Die wandfüllende Landkarte ist ein Konzept des renommierten Architekturbüros OMA (Rem Koolhaas), und zeigt wie Europa durch die vollständige Integration und Synchronisierung der EU-Energie-Infrastruktur den größtmöglichen Nutzen aus seiner geografischen Vielfalt ziehen kann. „Eneropa“ ist eine spekulative Karte, die sich Europa als eine Reihe von Regionen vorstellt, die nach der Art der erneuerbaren Energie benannt sind.
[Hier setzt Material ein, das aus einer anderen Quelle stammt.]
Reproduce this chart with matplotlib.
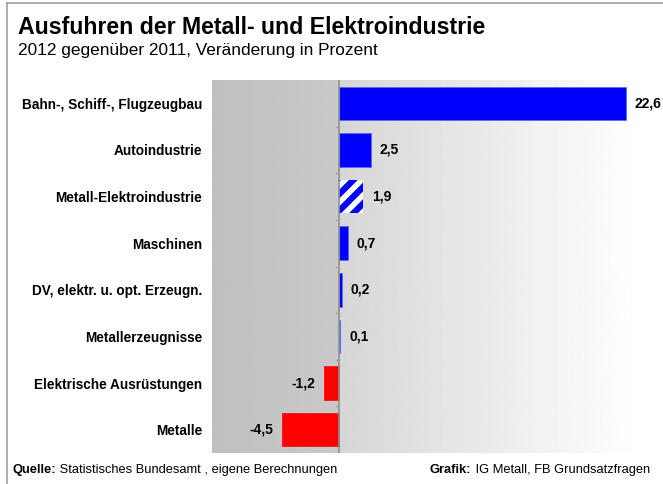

Sein Masterplan „Roadmap 2050“ zeigt einen praktischen Leitfaden für ein wohlhabendes, kohlenstoffarmes Europa auf.

Bleibt noch auf den Film „The Great Endeavor“ zu verweisen, in dem der Architekt und Filmemacher Liam Young die Frage stellt, ob für die Erreichung der Klimaziele allein die Senkung der künftigen Emissionen ausreicht, oder ob es Anstrengungen braucht, bereits vorhandenes Kohlendioxid aus der Atmosphäre zu entnehmen und in Gigatonnen unterirdisch zu speichern. Ein dystopisches Szenario, nicht von Menschen, sondern von Maschinen gedacht.

Und auch der „Red carpet“ ist inhaltsschwer: Architekt Philippe Rahm plädiert angesichts der dringenden Notwendigkeit, den Energieverbrauch und die CO2-Emissionen zu reduzieren, den thermischen Wert des Dekorativen neu zu überdenken und die Inneneinrichtung zu nutzen, um das Raumklima in Häusern zu optimieren – die rote Farbe wirkt wärmend auf den Menschen.